New Orleans I was a couple of minutes late and walked into a speech by long time New Orleans community leader Beulah Laboistrie’s remarks about her decades of leadership in ACORN and now A Community Voice, which has arisen from the ashes of the organization in Louisiana, so I was looking sidelong at the wide grins of 50 local leaders and friends of the organization. The spirit was powerful in the room as they announced an award named after long time leaders Gerri Bell, dead now several decades but a legend in that room and represented by her daughter and son, Beulah Laboistrie, who mentioned she would be 90 this year, and Lanny Roy from Lake Charles, who has been a rock in southwest Louisiana.
Greetings were read from ACORN Canada and ACORN International. Mildred Edmond, President of Local 100 of the United Labor Unions, was there and in the thick of the celebration. I wore my new “Tenants Vote” t-shirt from Toronto ACORN with its big maple leaf in the middle of their design of the ACORN button, which elicited comments and appreciation from many of the leaders in the room.
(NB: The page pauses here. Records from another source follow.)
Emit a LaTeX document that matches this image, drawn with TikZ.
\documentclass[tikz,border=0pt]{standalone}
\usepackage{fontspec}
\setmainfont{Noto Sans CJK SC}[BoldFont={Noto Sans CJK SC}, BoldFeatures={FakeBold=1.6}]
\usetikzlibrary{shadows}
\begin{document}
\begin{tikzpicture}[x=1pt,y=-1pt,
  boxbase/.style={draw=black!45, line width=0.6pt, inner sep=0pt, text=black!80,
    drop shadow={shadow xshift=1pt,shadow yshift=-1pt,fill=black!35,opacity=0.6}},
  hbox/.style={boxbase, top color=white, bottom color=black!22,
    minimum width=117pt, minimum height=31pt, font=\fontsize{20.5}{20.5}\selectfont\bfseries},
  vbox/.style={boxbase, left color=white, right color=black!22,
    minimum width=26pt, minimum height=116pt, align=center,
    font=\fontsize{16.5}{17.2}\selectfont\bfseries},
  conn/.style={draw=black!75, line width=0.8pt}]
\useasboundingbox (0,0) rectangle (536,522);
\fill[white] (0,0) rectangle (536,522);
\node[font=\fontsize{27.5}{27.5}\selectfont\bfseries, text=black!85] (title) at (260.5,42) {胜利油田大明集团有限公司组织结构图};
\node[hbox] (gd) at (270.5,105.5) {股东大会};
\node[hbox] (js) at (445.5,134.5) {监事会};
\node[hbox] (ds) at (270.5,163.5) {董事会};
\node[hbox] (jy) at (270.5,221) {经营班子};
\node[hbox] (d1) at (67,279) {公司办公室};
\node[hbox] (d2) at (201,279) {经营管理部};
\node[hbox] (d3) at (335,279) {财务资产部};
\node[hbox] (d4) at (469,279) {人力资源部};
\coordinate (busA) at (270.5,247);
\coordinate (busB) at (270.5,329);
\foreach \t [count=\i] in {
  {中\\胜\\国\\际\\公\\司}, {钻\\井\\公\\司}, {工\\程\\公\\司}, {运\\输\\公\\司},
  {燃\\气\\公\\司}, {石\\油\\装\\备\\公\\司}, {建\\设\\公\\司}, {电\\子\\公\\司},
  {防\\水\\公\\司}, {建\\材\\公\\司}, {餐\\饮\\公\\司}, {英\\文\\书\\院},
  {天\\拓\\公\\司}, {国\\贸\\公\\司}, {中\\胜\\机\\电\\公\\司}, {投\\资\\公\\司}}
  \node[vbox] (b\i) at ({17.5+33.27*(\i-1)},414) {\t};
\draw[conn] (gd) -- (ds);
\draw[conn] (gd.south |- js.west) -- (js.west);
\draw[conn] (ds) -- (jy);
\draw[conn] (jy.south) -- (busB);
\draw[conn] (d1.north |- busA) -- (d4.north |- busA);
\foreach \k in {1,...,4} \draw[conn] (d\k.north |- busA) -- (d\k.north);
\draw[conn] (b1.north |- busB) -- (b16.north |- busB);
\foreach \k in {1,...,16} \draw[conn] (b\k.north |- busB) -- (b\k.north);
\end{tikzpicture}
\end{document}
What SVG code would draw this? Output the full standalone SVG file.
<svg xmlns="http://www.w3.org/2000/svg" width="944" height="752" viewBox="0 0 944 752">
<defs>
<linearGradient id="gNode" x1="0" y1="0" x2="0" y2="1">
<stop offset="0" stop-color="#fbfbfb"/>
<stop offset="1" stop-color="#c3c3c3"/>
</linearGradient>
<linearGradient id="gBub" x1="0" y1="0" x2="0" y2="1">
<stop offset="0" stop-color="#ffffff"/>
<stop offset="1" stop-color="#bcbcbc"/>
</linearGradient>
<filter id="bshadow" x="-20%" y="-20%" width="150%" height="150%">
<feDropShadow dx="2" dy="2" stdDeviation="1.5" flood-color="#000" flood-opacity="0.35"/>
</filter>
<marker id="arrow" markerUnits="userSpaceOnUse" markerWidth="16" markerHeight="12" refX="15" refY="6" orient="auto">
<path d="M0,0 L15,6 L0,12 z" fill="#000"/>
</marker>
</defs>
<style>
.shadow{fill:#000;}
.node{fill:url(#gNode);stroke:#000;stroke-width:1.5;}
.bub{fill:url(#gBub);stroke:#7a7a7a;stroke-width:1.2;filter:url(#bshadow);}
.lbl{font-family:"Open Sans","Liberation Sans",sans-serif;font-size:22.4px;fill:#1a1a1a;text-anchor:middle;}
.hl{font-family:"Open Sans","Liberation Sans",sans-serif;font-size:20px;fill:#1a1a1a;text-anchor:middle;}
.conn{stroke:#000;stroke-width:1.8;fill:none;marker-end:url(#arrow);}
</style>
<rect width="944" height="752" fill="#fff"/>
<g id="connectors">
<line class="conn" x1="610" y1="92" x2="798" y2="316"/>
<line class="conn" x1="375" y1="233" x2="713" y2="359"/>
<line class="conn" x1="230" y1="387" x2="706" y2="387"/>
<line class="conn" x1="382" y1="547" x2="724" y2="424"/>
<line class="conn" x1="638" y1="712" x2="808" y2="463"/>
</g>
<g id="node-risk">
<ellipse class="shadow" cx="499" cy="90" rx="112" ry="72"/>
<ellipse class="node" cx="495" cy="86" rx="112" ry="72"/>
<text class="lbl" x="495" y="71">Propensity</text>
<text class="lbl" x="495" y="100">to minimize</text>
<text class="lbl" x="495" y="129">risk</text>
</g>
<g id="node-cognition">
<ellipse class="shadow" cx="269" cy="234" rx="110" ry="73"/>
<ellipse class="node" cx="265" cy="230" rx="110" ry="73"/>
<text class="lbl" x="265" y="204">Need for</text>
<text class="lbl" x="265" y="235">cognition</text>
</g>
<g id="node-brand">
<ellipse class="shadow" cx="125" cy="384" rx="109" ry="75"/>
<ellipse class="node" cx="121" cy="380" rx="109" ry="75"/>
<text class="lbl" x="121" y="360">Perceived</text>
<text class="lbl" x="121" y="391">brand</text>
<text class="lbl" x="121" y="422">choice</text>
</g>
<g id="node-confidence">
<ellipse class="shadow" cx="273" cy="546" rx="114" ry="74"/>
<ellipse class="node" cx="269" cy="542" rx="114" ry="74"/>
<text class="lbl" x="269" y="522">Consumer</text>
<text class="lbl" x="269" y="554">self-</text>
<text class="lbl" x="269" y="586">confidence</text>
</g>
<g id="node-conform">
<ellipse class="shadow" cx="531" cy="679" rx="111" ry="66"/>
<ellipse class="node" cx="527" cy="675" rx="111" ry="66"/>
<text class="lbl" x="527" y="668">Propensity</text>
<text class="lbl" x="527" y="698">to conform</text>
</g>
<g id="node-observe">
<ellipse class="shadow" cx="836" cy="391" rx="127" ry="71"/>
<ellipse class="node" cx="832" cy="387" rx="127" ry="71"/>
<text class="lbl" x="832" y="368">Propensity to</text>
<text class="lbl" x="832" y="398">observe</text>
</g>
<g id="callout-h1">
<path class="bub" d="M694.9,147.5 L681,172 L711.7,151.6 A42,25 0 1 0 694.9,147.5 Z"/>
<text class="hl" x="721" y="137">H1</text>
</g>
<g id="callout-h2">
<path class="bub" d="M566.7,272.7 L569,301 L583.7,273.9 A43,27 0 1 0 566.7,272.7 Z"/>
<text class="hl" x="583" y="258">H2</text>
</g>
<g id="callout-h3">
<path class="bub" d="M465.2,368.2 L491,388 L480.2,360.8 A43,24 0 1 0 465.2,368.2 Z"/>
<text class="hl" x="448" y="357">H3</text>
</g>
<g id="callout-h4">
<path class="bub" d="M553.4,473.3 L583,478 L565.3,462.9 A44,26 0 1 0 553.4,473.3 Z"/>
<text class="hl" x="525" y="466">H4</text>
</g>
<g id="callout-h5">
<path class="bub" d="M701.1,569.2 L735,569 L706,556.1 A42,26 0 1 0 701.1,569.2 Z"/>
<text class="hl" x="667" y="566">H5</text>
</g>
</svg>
This was a gathering of a community foraged in the steel of struggle from decades of neighborhood and citywide campaigns, fights for the living wage, heroic struggles to lead the post-Katrina recovery, and now the heartbreak of having to build a new organization again. Watching the smiles as leaders hugged Vanessa Gueringer and Gwen Adams as they marched up to get their certificates and listening to their remarks sometimes brought tears to my eyes. I couldn’t help thinking about the indomitable spirit and will of the members, which trumps money every time.
Here is a place where the name, the experience, the “brand” of ACORN is still golden in the streets and community centers of New Orleans just as it is in so many other cities in the country. It’s not a “word” but a shared experience that lights the flame guiding the work going forward. Beth Butler spoke about her father having told her when she went to work for the organization in Little Rock to make sure she worked with “strong leaders” and many were in this room. Mark Moreau, head of New Orleans Legal Assistance Corporation, brought the crowd to peals of laughter after receiving an award, saying he had been with them for more than twenty years and would be with them forever “no matter what the name.”
In fact the truth of the old chant is indisputable: the people united shall never be defeated!
Happy anniversary to a peoples’ struggle that will continue unbroken!